Основой самостоятельности, которую Борис утверждал за собой, стали заочные занятия музыкой с Ю.Д. Энгелем. Решение задач по учебнику Римана чередовалось с импровизацией. Он регулярно ходил на симфонические и фортепианные концерты, брал с собой брата и потом много рассказывал ему о музыке, которую они слушали. В готическом соборе Gedдchtniskirche служил органист выдающегося таланта. Акустика и орган тоже были прекрасны. Свободное, смелое и основанное на глубоком знании традиции исполнение Баха и собственные инвенции музыканта нашли впоследствии отражение в романтической новелле «История одной контроктавы».
На лето выбрали недорогой морской курорт Герен на острове Рюген. Благоустроенный пляж с полосатыми кабинками и плетеными креслами бывал переполнен, но стоило отойти за скалистый мыс в соседнюю бухту, публики как не бывало и даже купальные костюмы становились излишеством. Сюда приехали и Энгели. Занятия с Борисом часто происходили на берегу.
«…Встречи с Ю.Д. были ему радостным праздником и голгофой. Он искренне, почти физически, внутренне страдал, когда в своих упражнениях не достигал тех результатов, какие себе назначал – каких, быть может, вовсе и не ожидал от него сам Юлий Дмитриевич.
Из их разговоров, подчас очень жарких, я вполне понимал, что брат мой требовал от себя всегда гораздо большего, чем могло быть в его силах и возможностях, и о чем думал сам учитель…
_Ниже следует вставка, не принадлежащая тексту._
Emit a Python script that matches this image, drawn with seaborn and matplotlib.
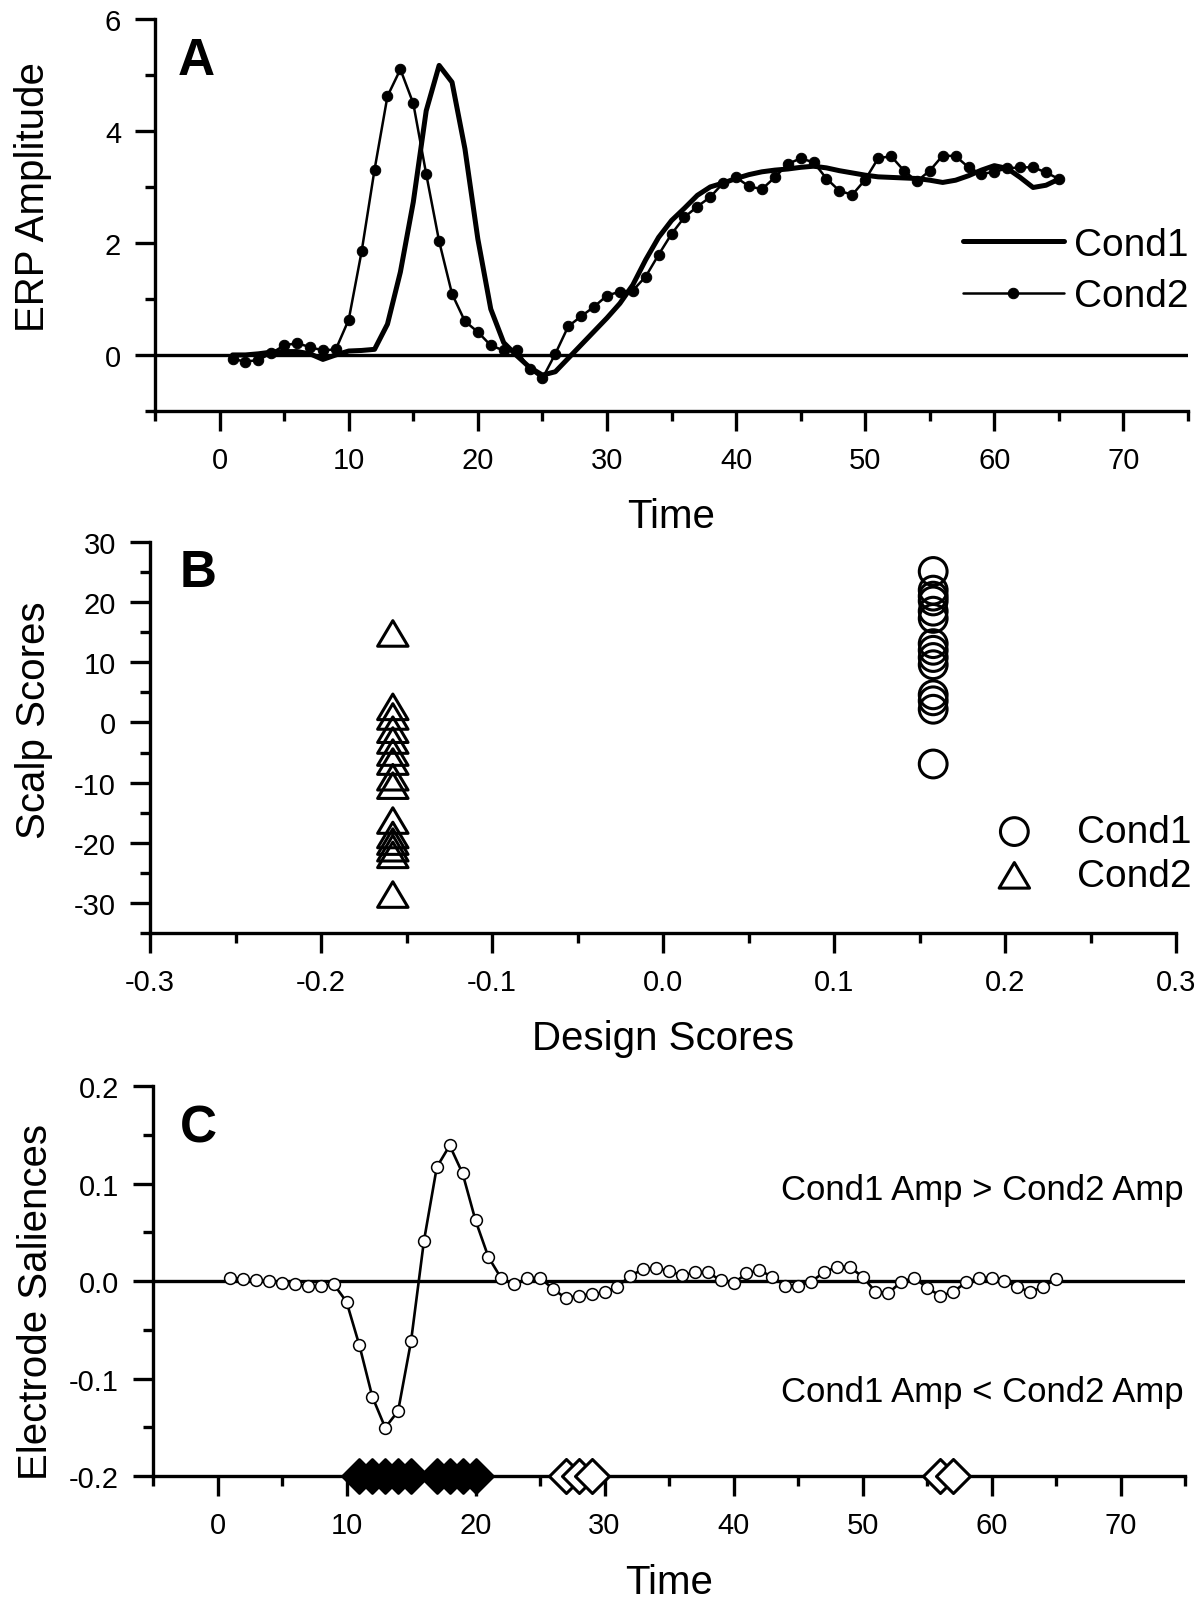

Тут происходило нечто совсем, очевидно, странное и неожиданное. Вероятно, брат, напевая что-то, что он понимал продолжением только что высказанного Энгелем, пел на самом деле в другом, очевидно, развитии и в столь, вероятно, своеобразно новом ходе, что теперь уж в свою очередь удивлялся, ничего не понимая, как все это получилось, сам Ю.Д. Энгель. В неописуемом восторге, ошеломленный и огорошенный неожиданностью новой композиции, которой сам он не предвидел, но которая взволновала какой-то новизной мысли, он вскакивал, махал руками, захлебываясь, как ему было в такие минуты свойственно и только и мог выдавливать, повторяя много раз – «ну, Боря! ах, Боря!» Затем, когда первый порыв – и у того и у другого – несколько спадал, появлялась нотная бумага, и оба они, теперь уже не учитель и ученик, а просто два музыканта, два близких человека, перебивая друг друга, чиркали по линейкам и вели себя, то напевая и насвистывая, то снова обращаясь к линейкам, – как либо пьяные, либо как сумасшедшие…»
Александр Пастернак.
«Воспоминания»
Из сохранившихся музыкальных сочинений Пастернака две прелюдии написаны им в 1906 году, первая датирована октябрем, вторая – 8 декабря.
Возвратились в Москву в середине августа, то есть к началу учебных занятий. Борис после сдачи экзаменов был переведен в седьмой, предпоследний класс гимназии. По будням он сочинял вечерами, а задачи по фуге и контрапункту решал на переменах и зачастую даже на уроках, если верить его воспоминаниям. Рояль стоял в гостиной, за стеной которой начинались архитектурные классы училища. Вечером шум там затихал, Борис сочинял и импровизировал до глубокой ночи, часто не зажигая света.
Лето 1907 года семейство проводило в старинном подмосковном имении Райки, расположенном на высоком северном берегу Клязьмы недалеко от Щелкова. Построенные в большом парке в разное время дома снимали знакомые семьи. Оставив детей на бабушку Берту Самойловну Кауфман и гувернантку, родители сочли возможным на месяц поехать в Европу. Целью путешествия было посещение Англии, куда Л.О. Пастернак был приглашен, чтобы нарисовать портрет девочки из аристократической семьи. Предполагалось также посещение Голландии и Бельгии.